Biden will go down in history, fairly or unfairly, as the president who presided over a long-brewing, humiliating final act in the American experiment in Afghanistan
President Joe Biden speaks in the East Room of the White House in Washington on Thursday, Aug. 12, 2021. After seven months in which the Biden administration seemed to exude much-need competence, everything about America’s last days in Afghanistan shattered the imagery. (Stefani Reynolds/The New York Times)
Rarely in modern presidential history have words come back to bite an American commander in chief as swiftly as these from President Joe Biden a little more than five weeks ago: “There’s going to be no circumstance where you see people being lifted off the roof of an embassy of the United States in Afghanistan.”
Then, digging the hole deeper, he added, “The likelihood there’s going to be the Taliban overrunning everything and owning the whole country is highly unlikely.”
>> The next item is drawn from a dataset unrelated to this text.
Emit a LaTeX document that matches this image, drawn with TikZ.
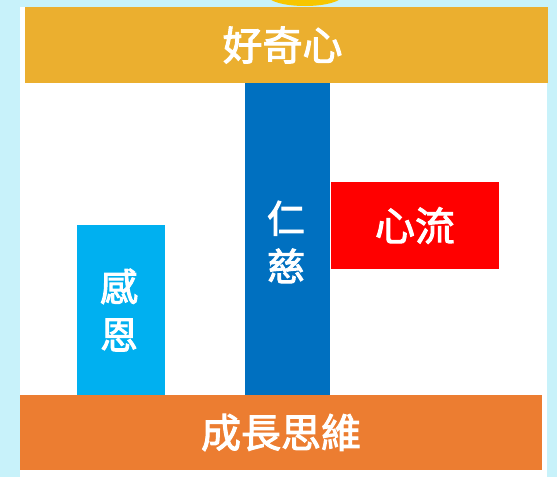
\documentclass[tikz,border=0pt]{standalone}
\usepackage{fontspec}
\newfontfamily\cjk[FakeBold=2.5]{Noto Sans CJK TC}
\definecolor{bgcyan}{HTML}{C8F2FA}
\definecolor{gold}{HTML}{EBAF2F}
\definecolor{orangebar}{HTML}{EC7D31}
\definecolor{lightbluebar}{HTML}{00B0F0}
\definecolor{darkbluebar}{HTML}{0070C0}
\definecolor{redbar}{HTML}{FF0000}
\definecolor{sunyellow}{HTML}{F7C600}
\tikzset{
  block/.style={draw=none, inner sep=0pt, outer sep=0pt, text=white, align=center},
  hlabel/.style={font=\cjk\fontsize{40}{48}\selectfont},
  vlabel/.style={font=\cjk\fontsize{38}{48}\selectfont},
}
\begin{document}
\begin{tikzpicture}[x=1pt,y=-1pt]
\useasboundingbox (0,0) rectangle (557,477);
\fill[bgcyan] (0,0) rectangle (557,477);
\fill[sunyellow] (305,-5) ellipse (38 and 11);
\fill[white] (20,7) rectangle (547,477);
\node[block, fill=gold, minimum width=523pt, minimum height=76pt, hlabel] (curiosity) at (286.5,45) {\hspace*{-8pt}好奇心};
\node[block, fill=darkbluebar, minimum width=85pt, minimum height=312pt, vlabel] (kindness) at (287.5,239) {};
\node[block, vlabel] (kindnesstext) at (286,242) {仁\\慈};
\node[block, fill=lightbluebar, minimum width=88pt, minimum height=170pt] (gratitude) at (121,310) {};
\node[block, vlabel] (gratitudetext) at (119,310) {感\\恩};
\node[block, fill=redbar, minimum width=168pt, minimum height=87pt, hlabel] (flow) at (415,225.5) {心流};
\node[block, fill=orangebar, minimum width=522pt, minimum height=75pt, hlabel] (growth) at (281,432.5) {成長思維};
\end{tikzpicture}
\end{document}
On Sunday, the scramble to evacuate U.S. civilians and embassy employees from Kabul — the very image that Biden and his aides agreed they had to avoid during recent meetings in the Oval Office — unfolded live on television, not from the U.S. Embassy roof but from the landing pad next to the building. And now that the Afghan government has collapsed with astonishing speed, the Taliban seem certain to be back in full control of the country when the anniversary of the Sept. 11, 2001, attacks is commemorated less than a month from today — exactly as they were 20 summers ago.
Biden will go down in history, fairly or unfairly, as the president who presided over a long-brewing, humiliating final act in the American experiment in Afghanistan. After seven months in which his administration seemed to exude much-need competence — getting more than 70% of the country’s adults vaccinated, engineering surging job growth and making progress toward a bipartisan infrastructure bill — everything about America’s last days in Afghanistan shattered the imagery.
Even many of Biden’s allies who believe he made the right decision to finally exit a war that the United States could not win and that was no longer in its national interest concede he made a series of major mistakes in executing the withdrawal. The only question is how politically damaging those will prove to be, or whether Americans who cheered at 2020 campaign rallies when both President Donald Trump and Biden promised to get out of Afghanistan will shrug their shoulders and say that it had to end, even if it ended badly.